* _Required work_
Retype the listing that follows, exactly as written.

START Provided records

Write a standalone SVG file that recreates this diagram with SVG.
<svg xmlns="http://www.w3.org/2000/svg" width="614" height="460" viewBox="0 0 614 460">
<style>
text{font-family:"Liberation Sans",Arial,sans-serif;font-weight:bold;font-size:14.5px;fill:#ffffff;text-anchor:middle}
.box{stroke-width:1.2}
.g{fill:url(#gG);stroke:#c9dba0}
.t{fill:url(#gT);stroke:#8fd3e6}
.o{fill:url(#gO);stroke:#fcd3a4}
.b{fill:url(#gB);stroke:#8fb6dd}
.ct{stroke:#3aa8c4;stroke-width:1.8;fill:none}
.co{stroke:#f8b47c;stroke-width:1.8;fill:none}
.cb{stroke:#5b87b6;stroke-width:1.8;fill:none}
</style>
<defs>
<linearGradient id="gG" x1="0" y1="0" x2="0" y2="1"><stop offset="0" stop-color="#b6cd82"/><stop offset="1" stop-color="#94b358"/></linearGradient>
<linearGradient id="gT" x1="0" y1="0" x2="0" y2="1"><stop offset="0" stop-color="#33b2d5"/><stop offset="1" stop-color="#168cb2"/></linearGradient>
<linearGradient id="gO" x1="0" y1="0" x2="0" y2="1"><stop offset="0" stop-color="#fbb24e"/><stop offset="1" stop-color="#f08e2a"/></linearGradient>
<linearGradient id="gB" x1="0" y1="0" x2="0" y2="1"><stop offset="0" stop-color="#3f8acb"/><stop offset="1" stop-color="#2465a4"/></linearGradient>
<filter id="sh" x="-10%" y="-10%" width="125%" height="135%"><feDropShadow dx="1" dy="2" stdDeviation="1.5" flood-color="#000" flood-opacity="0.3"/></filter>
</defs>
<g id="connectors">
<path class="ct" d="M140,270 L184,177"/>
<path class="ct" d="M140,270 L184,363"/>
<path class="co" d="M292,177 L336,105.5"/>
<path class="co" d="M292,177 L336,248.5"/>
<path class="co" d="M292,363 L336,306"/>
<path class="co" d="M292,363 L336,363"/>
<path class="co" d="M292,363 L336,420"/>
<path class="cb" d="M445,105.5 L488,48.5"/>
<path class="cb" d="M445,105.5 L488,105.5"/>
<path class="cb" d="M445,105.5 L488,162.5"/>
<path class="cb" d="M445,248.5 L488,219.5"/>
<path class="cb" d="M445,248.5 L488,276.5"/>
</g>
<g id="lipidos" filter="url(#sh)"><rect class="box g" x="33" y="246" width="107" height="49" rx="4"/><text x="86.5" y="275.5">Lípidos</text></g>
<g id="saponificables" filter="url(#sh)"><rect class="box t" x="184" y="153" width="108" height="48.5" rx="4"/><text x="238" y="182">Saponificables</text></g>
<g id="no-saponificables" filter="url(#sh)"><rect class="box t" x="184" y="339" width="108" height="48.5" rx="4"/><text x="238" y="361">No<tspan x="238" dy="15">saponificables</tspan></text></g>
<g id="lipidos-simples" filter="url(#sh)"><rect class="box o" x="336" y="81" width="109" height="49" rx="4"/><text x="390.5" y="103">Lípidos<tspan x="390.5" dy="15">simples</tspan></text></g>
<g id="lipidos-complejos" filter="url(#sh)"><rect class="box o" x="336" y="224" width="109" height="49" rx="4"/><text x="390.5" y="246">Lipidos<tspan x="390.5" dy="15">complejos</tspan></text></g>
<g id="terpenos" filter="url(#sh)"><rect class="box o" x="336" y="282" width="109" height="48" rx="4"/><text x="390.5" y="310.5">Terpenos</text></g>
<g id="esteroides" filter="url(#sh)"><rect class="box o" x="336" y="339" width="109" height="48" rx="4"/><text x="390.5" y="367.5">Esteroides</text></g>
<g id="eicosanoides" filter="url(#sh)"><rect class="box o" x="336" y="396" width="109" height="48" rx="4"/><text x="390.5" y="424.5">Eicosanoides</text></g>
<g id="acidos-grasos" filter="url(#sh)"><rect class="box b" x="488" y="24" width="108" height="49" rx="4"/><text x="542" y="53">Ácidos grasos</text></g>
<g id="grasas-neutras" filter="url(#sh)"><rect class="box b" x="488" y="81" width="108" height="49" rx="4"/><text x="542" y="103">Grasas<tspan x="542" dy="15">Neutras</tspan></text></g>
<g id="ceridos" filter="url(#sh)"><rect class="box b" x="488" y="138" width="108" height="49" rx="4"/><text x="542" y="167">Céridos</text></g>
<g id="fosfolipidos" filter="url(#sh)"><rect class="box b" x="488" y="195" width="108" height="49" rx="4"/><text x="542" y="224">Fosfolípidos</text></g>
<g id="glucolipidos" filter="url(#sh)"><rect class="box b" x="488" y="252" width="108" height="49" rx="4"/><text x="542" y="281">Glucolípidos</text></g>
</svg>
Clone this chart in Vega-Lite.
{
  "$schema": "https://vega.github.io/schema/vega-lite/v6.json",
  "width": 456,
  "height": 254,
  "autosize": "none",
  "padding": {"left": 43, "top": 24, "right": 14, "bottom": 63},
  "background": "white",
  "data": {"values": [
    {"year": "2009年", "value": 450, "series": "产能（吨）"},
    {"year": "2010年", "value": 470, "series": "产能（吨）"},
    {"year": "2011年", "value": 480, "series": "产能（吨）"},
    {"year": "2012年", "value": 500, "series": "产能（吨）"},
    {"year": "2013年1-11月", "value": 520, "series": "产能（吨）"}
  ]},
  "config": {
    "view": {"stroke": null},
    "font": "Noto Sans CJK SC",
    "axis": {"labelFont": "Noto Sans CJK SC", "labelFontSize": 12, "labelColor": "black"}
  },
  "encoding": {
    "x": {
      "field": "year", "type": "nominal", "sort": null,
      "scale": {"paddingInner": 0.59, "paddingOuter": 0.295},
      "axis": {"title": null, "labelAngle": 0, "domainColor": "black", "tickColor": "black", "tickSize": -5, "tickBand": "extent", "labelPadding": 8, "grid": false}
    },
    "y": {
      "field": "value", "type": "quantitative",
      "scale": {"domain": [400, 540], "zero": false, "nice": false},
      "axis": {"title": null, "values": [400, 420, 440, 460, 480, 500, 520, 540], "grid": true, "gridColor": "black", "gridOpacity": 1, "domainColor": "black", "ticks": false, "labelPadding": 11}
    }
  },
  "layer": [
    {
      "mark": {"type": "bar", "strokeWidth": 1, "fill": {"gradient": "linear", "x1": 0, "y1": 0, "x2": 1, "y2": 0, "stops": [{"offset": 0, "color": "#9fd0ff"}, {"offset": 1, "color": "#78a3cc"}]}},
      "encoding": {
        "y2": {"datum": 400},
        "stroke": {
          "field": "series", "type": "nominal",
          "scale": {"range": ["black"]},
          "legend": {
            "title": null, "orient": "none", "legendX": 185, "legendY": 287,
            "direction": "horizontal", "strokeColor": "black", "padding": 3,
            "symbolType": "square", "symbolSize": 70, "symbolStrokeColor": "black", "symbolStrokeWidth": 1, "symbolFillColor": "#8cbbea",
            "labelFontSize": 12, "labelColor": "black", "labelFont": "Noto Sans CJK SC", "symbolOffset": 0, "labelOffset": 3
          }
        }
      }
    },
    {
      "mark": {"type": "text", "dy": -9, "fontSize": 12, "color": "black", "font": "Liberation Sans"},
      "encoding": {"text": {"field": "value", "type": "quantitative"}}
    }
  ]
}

END Provided records

* _Solution for this exercise_
Write a standalone SVG file that recreates this diagram with SVG.
<svg xmlns="http://www.w3.org/2000/svg" width="614" height="460" viewBox="0 0 614 460">
<style>
text{font-family:"Liberation Sans",Arial,sans-serif;font-weight:bold;font-size:14.5px;fill:#ffffff;text-anchor:middle}
.box{stroke-width:1.2}
.g{fill:url(#gG);stroke:#c9dba0}
.t{fill:url(#gT);stroke:#8fd3e6}
.o{fill:url(#gO);stroke:#fcd3a4}
.b{fill:url(#gB);stroke:#8fb6dd}
.ct{stroke:#3aa8c4;stroke-width:1.8;fill:none}
.co{stroke:#f8b47c;stroke-width:1.8;fill:none}
.cb{stroke:#5b87b6;stroke-width:1.8;fill:none}
</style>
<defs>
<linearGradient id="gG" x1="0" y1="0" x2="0" y2="1"><stop offset="0" stop-color="#b6cd82"/><stop offset="1" stop-color="#94b358"/></linearGradient>
<linearGradient id="gT" x1="0" y1="0" x2="0" y2="1"><stop offset="0" stop-color="#33b2d5"/><stop offset="1" stop-color="#168cb2"/></linearGradient>
<linearGradient id="gO" x1="0" y1="0" x2="0" y2="1"><stop offset="0" stop-color="#fbb24e"/><stop offset="1" stop-color="#f08e2a"/></linearGradient>
<linearGradient id="gB" x1="0" y1="0" x2="0" y2="1"><stop offset="0" stop-color="#3f8acb"/><stop offset="1" stop-color="#2465a4"/></linearGradient>
<filter id="sh" x="-10%" y="-10%" width="125%" height="135%"><feDropShadow dx="1" dy="2" stdDeviation="1.5" flood-color="#000" flood-opacity="0.3"/></filter>
</defs>
<g id="connectors">
<path class="ct" d="M140,270 L184,177"/>
<path class="ct" d="M140,270 L184,363"/>
<path class="co" d="M292,177 L336,105.5"/>
<path class="co" d="M292,177 L336,248.5"/>
<path class="co" d="M292,363 L336,306"/>
<path class="co" d="M292,363 L336,363"/>
<path class="co" d="M292,363 L336,420"/>
<path class="cb" d="M445,105.5 L488,48.5"/>
<path class="cb" d="M445,105.5 L488,105.5"/>
<path class="cb" d="M445,105.5 L488,162.5"/>
<path class="cb" d="M445,248.5 L488,219.5"/>
<path class="cb" d="M445,248.5 L488,276.5"/>
</g>
<g id="lipidos" filter="url(#sh)"><rect class="box g" x="33" y="246" width="107" height="49" rx="4"/><text x="86.5" y="275.5">Lípidos</text></g>
<g id="saponificables" filter="url(#sh)"><rect class="box t" x="184" y="153" width="108" height="48.5" rx="4"/><text x="238" y="182">Saponificables</text></g>
<g id="no-saponificables" filter="url(#sh)"><rect class="box t" x="184" y="339" width="108" height="48.5" rx="4"/><text x="238" y="361">No<tspan x="238" dy="15">saponificables</tspan></text></g>
<g id="lipidos-simples" filter="url(#sh)"><rect class="box o" x="336" y="81" width="109" height="49" rx="4"/><text x="390.5" y="103">Lípidos<tspan x="390.5" dy="15">simples</tspan></text></g>
<g id="lipidos-complejos" filter="url(#sh)"><rect class="box o" x="336" y="224" width="109" height="49" rx="4"/><text x="390.5" y="246">Lipidos<tspan x="390.5" dy="15">complejos</tspan></text></g>
<g id="terpenos" filter="url(#sh)"><rect class="box o" x="336" y="282" width="109" height="48" rx="4"/><text x="390.5" y="310.5">Terpenos</text></g>
<g id="esteroides" filter="url(#sh)"><rect class="box o" x="336" y="339" width="109" height="48" rx="4"/><text x="390.5" y="367.5">Esteroides</text></g>
<g id="eicosanoides" filter="url(#sh)"><rect class="box o" x="336" y="396" width="109" height="48" rx="4"/><text x="390.5" y="424.5">Eicosanoides</text></g>
<g id="acidos-grasos" filter="url(#sh)"><rect class="box b" x="488" y="24" width="108" height="49" rx="4"/><text x="542" y="53">Ácidos grasos</text></g>
<g id="grasas-neutras" filter="url(#sh)"><rect class="box b" x="488" y="81" width="108" height="49" rx="4"/><text x="542" y="103">Grasas<tspan x="542" dy="15">Neutras</tspan></text></g>
<g id="ceridos" filter="url(#sh)"><rect class="box b" x="488" y="138" width="108" height="49" rx="4"/><text x="542" y="167">Céridos</text></g>
<g id="fosfolipidos" filter="url(#sh)"><rect class="box b" x="488" y="195" width="108" height="49" rx="4"/><text x="542" y="224">Fosfolípidos</text></g>
<g id="glucolipidos" filter="url(#sh)"><rect class="box b" x="488" y="252" width="108" height="49" rx="4"/><text x="542" y="281">Glucolípidos</text></g>
</svg>
Clone this chart in Vega-Lite.
{
  "$schema": "https://vega.github.io/schema/vega-lite/v6.json",
  "width": 456,
  "height": 254,
  "autosize": "none",
  "padding": {"left": 43, "top": 24, "right": 14, "bottom": 63},
  "background": "white",
  "data": {"values": [
    {"year": "2009年", "value": 450, "series": "产能（吨）"},
    {"year": "2010年", "value": 470, "series": "产能（吨）"},
    {"year": "2011年", "value": 480, "series": "产能（吨）"},
    {"year": "2012年", "value": 500, "series": "产能（吨）"},
    {"year": "2013年1-11月", "value": 520, "series": "产能（吨）"}
  ]},
  "config": {
    "view": {"stroke": null},
    "font": "Noto Sans CJK SC",
    "axis": {"labelFont": "Noto Sans CJK SC", "labelFontSize": 12, "labelColor": "black"}
  },
  "encoding": {
    "x": {
      "field": "year", "type": "nominal", "sort": null,
      "scale": {"paddingInner": 0.59, "paddingOuter": 0.295},
      "axis": {"title": null, "labelAngle": 0, "domainColor": "black", "tickColor": "black", "tickSize": -5, "tickBand": "extent", "labelPadding": 8, "grid": false}
    },
    "y": {
      "field": "value", "type": "quantitative",
      "scale": {"domain": [400, 540], "zero": false, "nice": false},
      "axis": {"title": null, "values": [400, 420, 440, 460, 480, 500, 520, 540], "grid": true, "gridColor": "black", "gridOpacity": 1, "domainColor": "black", "ticks": false, "labelPadding": 11}
    }
  },
  "layer": [
    {
      "mark": {"type": "bar", "strokeWidth": 1, "fill": {"gradient": "linear", "x1": 0, "y1": 0, "x2": 1, "y2": 0, "stops": [{"offset": 0, "color": "#9fd0ff"}, {"offset": 1, "color": "#78a3cc"}]}},
      "encoding": {
        "y2": {"datum": 400},
        "stroke": {
          "field": "series", "type": "nominal",
          "scale": {"range": ["black"]},
          "legend": {
            "title": null, "orient": "none", "legendX": 185, "legendY": 287,
            "direction": "horizontal", "strokeColor": "black", "padding": 3,
            "symbolType": "square", "symbolSize": 70, "symbolStrokeColor": "black", "symbolStrokeWidth": 1, "symbolFillColor": "#8cbbea",
            "labelFontSize": 12, "labelColor": "black", "labelFont": "Noto Sans CJK SC", "symbolOffset": 0, "labelOffset": 3
          }
        }
      }
    },
    {
      "mark": {"type": "text", "dy": -9, "fontSize": 12, "color": "black", "font": "Liberation Sans"},
      "encoding": {"text": {"field": "value", "type": "quantitative"}}
    }
  ]
}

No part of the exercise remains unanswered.